Bernard McNamara is that rare animal, a man who has risen to the top of a cut-throat industry and built a fortune, conservatively estimated at around €150 million, while remaining widely liked and admired. A random selection of descriptions include: "the acceptable face of capitalism", "a badge of quality", "a fantastically clever operator", "smart; never petty", "remarkably unpretentious", "hot-tempered", and "great fun". "Put his name to something and it will fly," says an industry source.
A fellow developer describes him as "dead sound" and "a very straight operator".

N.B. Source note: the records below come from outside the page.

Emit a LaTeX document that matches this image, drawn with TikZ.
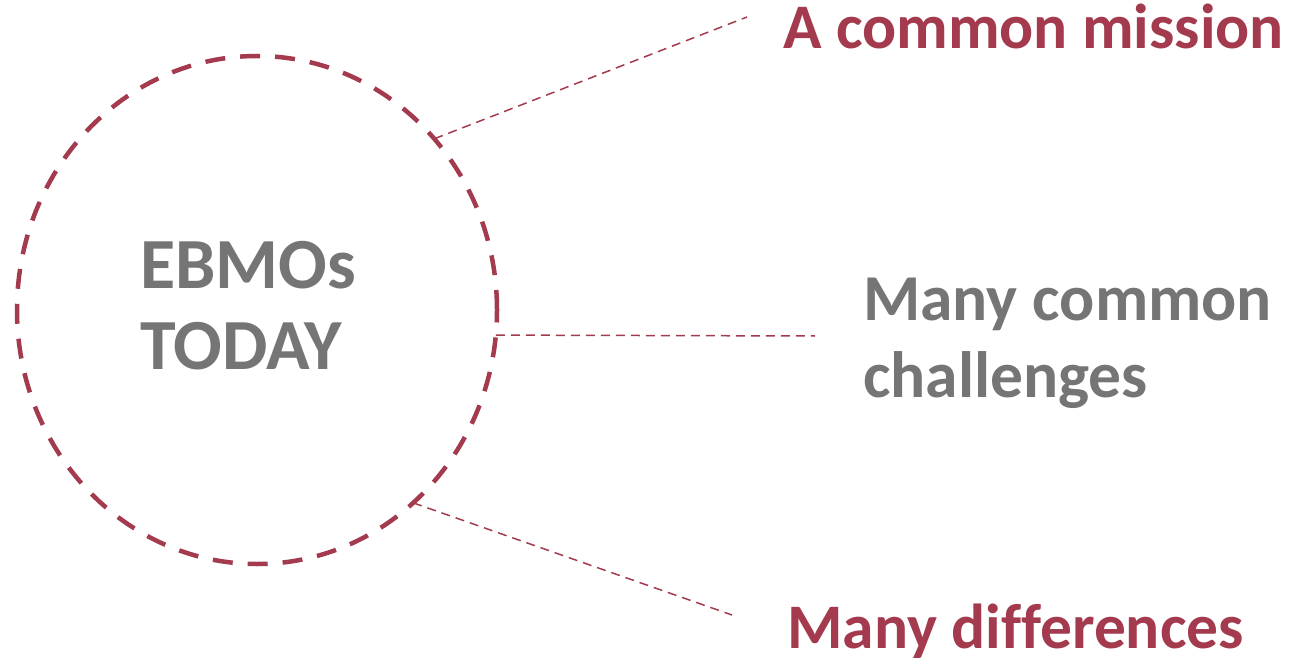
\documentclass[tikz,border=0pt]{standalone}
\usepackage{fontspec}
\setmainfont[Ligatures=NoCommon]{Carlito}
\usetikzlibrary{shapes.geometric}
\definecolor{ebmored}{RGB}{163,58,78}
\definecolor{ebmogray}{RGB}{117,117,117}
\tikzset{
  rim/.style={ellipse,draw=ebmored,line width=4.5pt,dash pattern=on 20pt off 15pt,inner sep=0pt,outer sep=0pt},
  link/.style={draw=ebmored,line width=1.5pt,dash pattern=on 9pt off 6pt},
  redlabel/.style={anchor=base west,inner sep=0pt,text=ebmored,font=\fontsize{63.5}{76}\selectfont\bfseries},
  graylabel/.style={anchor=base west,inner sep=0pt,text=ebmogray,align=left}
}
\begin{document}
\begin{tikzpicture}[x=1pt,y=-1pt]
  \useasboundingbox (0,0) rectangle (1293,663);
  %% Circle and title
  \node[rim,minimum width=480pt,minimum height=508pt] (circ) at (257,310) {};
  \node[graylabel,font=\fontsize{72}{81}\selectfont\bfseries] (title) at (140,369) {EBMOs\\TODAY};
  %% Labels
  \node[redlabel] (mission) at (783,49) {A common mission};
  \node[graylabel,font=\fontsize{65.5}{77}\selectfont\bfseries] (challenges) at (863,397) {Many common\\challenges};
  \node[redlabel] (differences) at (787,648) {Many differences};
  %% Links
  \coordinate (missionend) at (747,17);
  \coordinate (challengesend) at (815,336);
  \coordinate (differencesend) at (732,615);
  \draw[link] (circ.44.5) -- (missionend);
  \draw[link] (circ.-6.2) -- (challengesend);
  \draw[link] (circ.-51.8) -- (differencesend);
\end{tikzpicture}
\end{document}
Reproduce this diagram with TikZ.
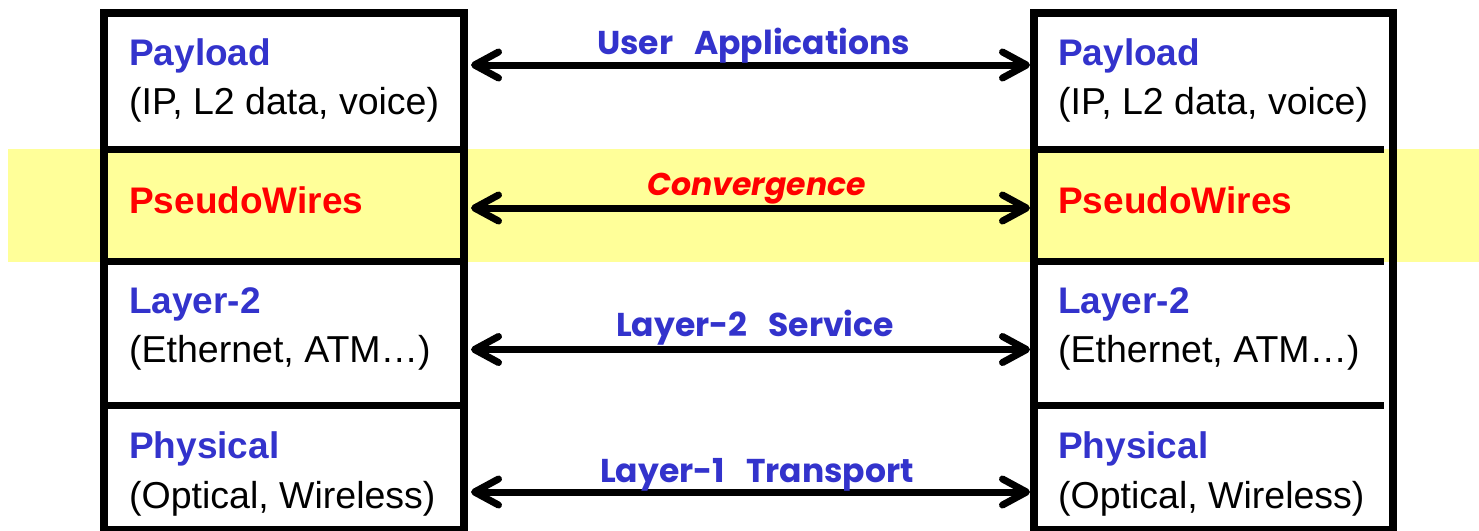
\documentclass[tikz,border=0pt]{standalone}
\usepackage{fontspec}
\setmainfont{Liberation Sans}
\newfontfamily\labelfont{Poppins}[WordSpace=3]
\usetikzlibrary{arrows.meta}
\definecolor{layerblue}{RGB}{51,51,204}
\definecolor{bandyellow}{RGB}{255,255,153}
\begin{document}
\begin{tikzpicture}[x=1pt,y=-1pt,
  frame/.style={line width=8pt, draw=black},
  divider/.style={line width=7pt, draw=black},
  title/.style={anchor=base west, inner sep=0pt, text=layerblue,
    font=\fontsize{37}{44}\selectfont\bfseries},
  pwtitle/.style={title, text=red},
  detail/.style={anchor=base west, inner sep=0pt,
    font=\fontsize{37.5}{44}\selectfont},
  peer/.style={line width=7pt,
    {Straight Barb[length=24pt, width=26pt, round]}-{Straight Barb[length=24pt, width=26pt, round]}},
  service/.style={anchor=base, inner sep=0pt, text=layerblue,
    font=\labelfont\bfseries\fontsize{33}{40}\selectfont},
  convergence/.style={service, text=red,
    font=\labelfont\bfseries\itshape\fontsize{31.5}{38}\selectfont}
]
\path[use as bounding box] (0,0) rectangle (1479,530);
\clip (0,0) rectangle (1479,530);

% highlighted pseudowire band
\fill[bandyellow] (8,149) rectangle (1479,262);

% left protocol stack
\draw[frame] (104,13) rectangle (464,530);
\foreach \y in {149.5,261.5,405.5} \draw[divider] (104,\y) -- (464,\y);
% right protocol stack
\draw[frame] (1034,13) rectangle (1393,530);
\foreach \y in {149.5,261.5,405.5} \draw[divider] (1034,\y) -- (1384,\y);

% layer labels
\foreach \x/\s in {129/L,1058/R}{
  \node[title]  (pay\s)   at (\x,65)  {Payload};
  \node[detail] (payd\s)  at (\x,114) {(IP, L2 data, voice)};
  \node[pwtitle] (pw\s)   at (\x,213) {PseudoWires};
  \node[title]  (ltwo\s)  at (\x,313) {Layer-2};
  \node[detail] (ltwod\s) at (\x,362) {(Ethernet, ATM…)};
  \node[title]  (phy\s)   at (\x,458) {Physical};
  \node[detail] (phyd\s)  at (\x,508) {(Optical, Wireless)};
}

% peer-to-peer relations
\coordinate (aL1) at (471,65);    \coordinate (aR1) at (1030,65);
\coordinate (aL2) at (471,208);   \coordinate (aR2) at (1030,208);
\coordinate (aL3) at (471,349.5); \coordinate (aR3) at (1030,349.5);
\coordinate (aL4) at (471,492);   \coordinate (aR4) at (1030,492);
\draw[peer] (aL1) -- (aR1);
\draw[peer] (aL2) -- (aR2);
\draw[peer] (aL3) -- (aR3);
\draw[peer] (aL4) -- (aR4);

\node[service]     (userapp) at (753.5,54) {User Applications};
\node[convergence] (conv)    at (756.5,195) {Convergence};
\node[service]     (ltwosvc) at (755,336) {Layer-2 Service};
\node[service]     (lonetr)  at (757,482) {Layer-1 Transport};
\end{tikzpicture}
\end{document}
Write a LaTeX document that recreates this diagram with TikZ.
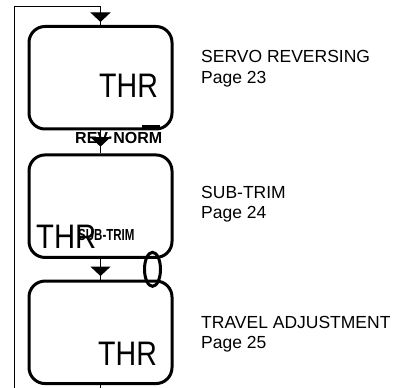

Heck, even Ciarán Cuffe, the Green TD, describes him as "one of the good guys". McNamara's choice of a landing pad for his helicopter beside Booterstown Marsh - a bird sanctuary - was one of his rare gaffes and attracted Cuffe's ire in print. When they subsequently met at McNamara's request (after he had stopped the landings), the developer offered to speak at a Green-organised housing meeting. "There were about 150 there, and he was fairly nervous," says Cuffe. "He got a lot of heckling. Essentially, he said 'here's land that I control and I will affordable houses [on it] if I get planning permission.' With him, what you see is what you get. I warmed to him, not in a palsy-walsy way, but because he's straight up about what he's doing, which is to make money. And that's what these guys do."
Even the helicopter gaffe was brought to a charming conclusion, in typical McNamara style. For the opening of a new viewing platform for the roosting birds on the marsh, he allowed members of the Friends of Booterstown group to use his adjoining marshland for a children's treasure hunt. Peace in our time. St Bernard indeed.